===== Supplied information

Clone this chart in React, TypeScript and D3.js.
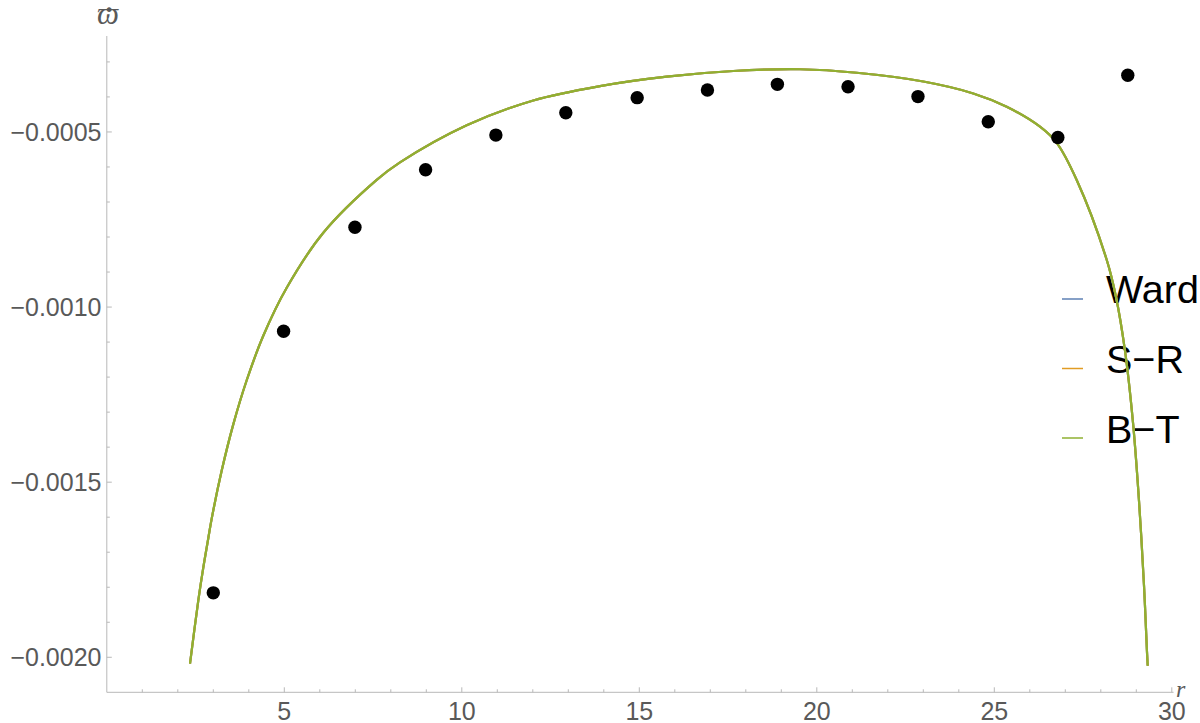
import React from 'react';
import * as d3 from 'd3';

const W = 1200;
const H = 723;

// Theory curves (Ward, S−R and B−T coincide in the picture)
const curveR = [2.344, 2.577, 2.718, 2.859, 2.955, 3.237, 3.563, 3.941, 4.408, 5.068, 6.099, 7.603, 8.259, 10.138, 12.014, 13.893, 15.772, 17.648, 19.527, 21.124, 23.0, 24.408, 25.349, 26.287, 26.758, 27.321, 28.166, 28.428, 28.682, 28.907, 29.076, 29.217, 29.301, 29.321];
const curveV = [-0.002018, -0.001838, -0.001744, -0.00166, -0.001604, -0.001467, -0.001335, -0.001209, -0.001082, -0.000945, -0.000788, -0.000637, -0.000587, -0.000481, -0.00041, -0.000369, -0.000342, -0.000326, -0.000321, -0.000331, -0.000356, -0.00039, -0.000428, -0.000485, -0.000531, -0.000637, -0.000865, -0.000971, -0.001125, -0.00133, -0.001553, -0.001795, -0.001984, -0.002024];

// Measured points
const dotR = [3.0, 4.98, 6.99, 8.98, 10.96, 12.93, 14.94, 16.92, 18.89, 20.88, 22.85, 24.83, 26.79, 28.76];
const dotV = [-0.001816, -0.001069, -0.000772, -0.000608, -0.000509, -0.000445, -0.000402, -0.00038, -0.000364, -0.000371, -0.000399, -0.000471, -0.000516, -0.000338];

const seriesNames = ['Ward', 'S\u2212R', 'B\u2212T'];
const seriesColors = ['#5E81B5', '#E19C24', '#8FB032'];

const xMajorTicks = [5, 10, 15, 20, 25, 30];
const xTickLabels = ['5', '10', '15', '20', '25', '30'];
const yMajorTicks = [-0.0005, -0.001, -0.0015, -0.002];
const yTickLabels = ['\u22120.0005', '\u22120.0010', '\u22120.0015', '\u22120.0020'];

export default function App() {
  const x = d3.scaleLinear().domain([0, 30]).range([106.8, 1171.8]);
  const y = d3.scaleLinear().domain([-0.0021, -0.000226]).range([692.3, 36]);
  const axisColor = '#b8b8b8';
  const labelColor = '#595959';
  const font = '"Liberation Sans", Arial, sans-serif';
  const serif = '"Liberation Serif", "DejaVu Serif", serif';

  const xMinor = d3.range(1, 31).filter((v) => v % 5 !== 0);
  const yMinor = d3.range(3, 21).filter((k) => k % 5 !== 0).map((k) => -k * 0.0001);

  const pts: [number, number][] = curveR.map((r, i) => [r, curveV[i]]);
  const line = d3
    .line<[number, number]>()
    .x((d) => x(d[0]))
    .y((d) => y(d[1]))
    .curve(d3.curveCatmullRom.alpha(0.5));
  const path = line(pts) || '';

  const x0 = x(0);
  const yAxis = y(-0.0021);

  return (
    <svg
      width={W}
      height={H}
      style={{ position: 'absolute', left: 0, top: 0, display: 'block', background: '#fff' }}
    >
      <rect x={0} y={0} width={W} height={H} fill="#fff" />
      {/* axes */}
      <line x1={x0} x2={x(30.05)} y1={yAxis} y2={yAxis} stroke={axisColor} strokeWidth={1} />
      <line x1={x0} x2={x0} y1={36} y2={yAxis} stroke={axisColor} strokeWidth={1} />
      {xMinor.map((v) => (
        <line key={'xm' + v} x1={x(v)} x2={x(v)} y1={yAxis} y2={yAxis - 3} stroke={axisColor} />
      ))}
      {xMajorTicks.map((v, i) => (
        <g key={'xM' + v}>
          <line x1={x(v)} x2={x(v)} y1={yAxis} y2={yAxis - 5} stroke={axisColor} />
          <text x={x(v)} y={720} textAnchor="middle" fontFamily={font} fontSize={25} fill={labelColor}>
            {xTickLabels[i]}
          </text>
        </g>
      ))}
      {yMinor.map((v) => (
        <line key={'ym' + v} x1={x0} x2={x0 + 3} y1={y(v)} y2={y(v)} stroke={axisColor} />
      ))}
      {yMajorTicks.map((v, i) => (
        <g key={'yM' + v}>
          <line x1={x0} x2={x0 + 5} y1={y(v)} y2={y(v)} stroke={axisColor} />
          <text
            x={101.5}
            y={y(v)}
            dy="0.35em"
            textAnchor="end"
            fontFamily={font}
            fontSize={25}
            fill={labelColor}
          >
            {yTickLabels[i]}
          </text>
        </g>
      ))}
      {/* axis labels */}
      <text x={108} y={24} textAnchor="middle" fontFamily={serif} fontStyle="italic" fontSize={31} fill={labelColor}>
        {'\u03D6'}
        <tspan x={109} y={29} fontStyle="normal" fontWeight="bold" fontSize={32}>
          {'\u02D9'}
        </tspan>
      </text>
      <text x={1176} y={697} fontFamily={serif} fontStyle="italic" fontSize={24} fill={labelColor}>
        r
      </text>

      {/* legend */}
      {seriesNames.map((name, i) => (
        <g key={name}>
          <line
            x1={1062}
            x2={1083}
            y1={299 + i * 69.5}
            y2={299 + i * 69.5}
            stroke={seriesColors[i]}
            strokeWidth={1.5}
          />
          <text x={1106} y={303 + i * 70} fontFamily={font} fontSize={39.5} fill="#000">
            {name}
          </text>
        </g>
      ))}

      {/* curves */}
      {seriesNames.map((name, i) => (
        <path key={'c' + name} d={path} fill="none" stroke={seriesColors[i]} strokeWidth={2.2} />
      ))}

      {/* points */}
      {dotR.map((r, i) => (
        <circle key={'d' + r} cx={x(r)} cy={y(dotV[i])} r={6.7} fill="#000" />
      ))}
    </svg>
  );
}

==========

▸ Written request
Begin at the first line of the data above and repeat each line exactly, stopping after the line containing "const H = 723;". Omit the pictures.

▸ Task response
Clone this chart in React, TypeScript and D3.js.
import React from 'react';
import * as d3 from 'd3';

const W = 1200;
const H = 723;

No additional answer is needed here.